7. Collaboration, Technological Trajectory, and Future Prospects

AEDGE is organized as a broad international collaboration spanning Europe, the USA, China, and other regions, bringing together experts in quantum optics, atomic physics, gravitational wave data analysis, and cosmology (El-Neaj et al., 2019). The mission leverages ongoing developments from terrestrial projects, microgravity experiments, and advances in laser stabilization, clock interrogation, and long-baseline phase noise rejection (demonstrated in current prototypes (Baynham et al., 12 Apr 2025)).

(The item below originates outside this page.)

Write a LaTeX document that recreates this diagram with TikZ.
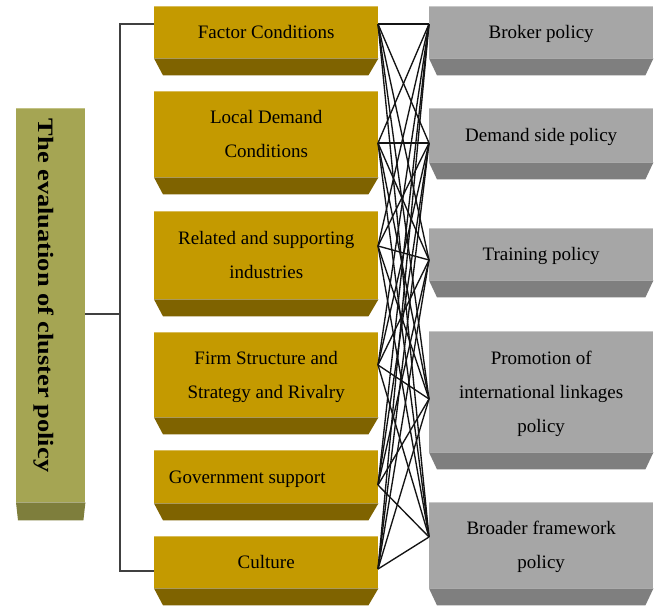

Future directions for AEDGE and the field include:

• Further optimization of atom interferometer architectures (e.g., "inside" vs. "outside" atom cloud configurations, LMT enhancement), baseline increases, and clock transition selection for broader sensitivity.
• Algorithmic and pipeline advances for extracting cosmological and particle physics parameters from GW and DM signal catalogs, including degeneracy breaking via multi-band observations.
• Exploration of network configurations and mission designs for robust cross-correlation and background subtraction in the SGWB context.
• Continued technology transfer and synergy with related atom interferometric and optical GW missions.

AEDGE is positioned to play a pivotal role in the next generation of gravitational-wave astrophysics and dark matter research, providing new experimental access to fundamental physics at the intersection of quantum measurement, gravity, and cosmology.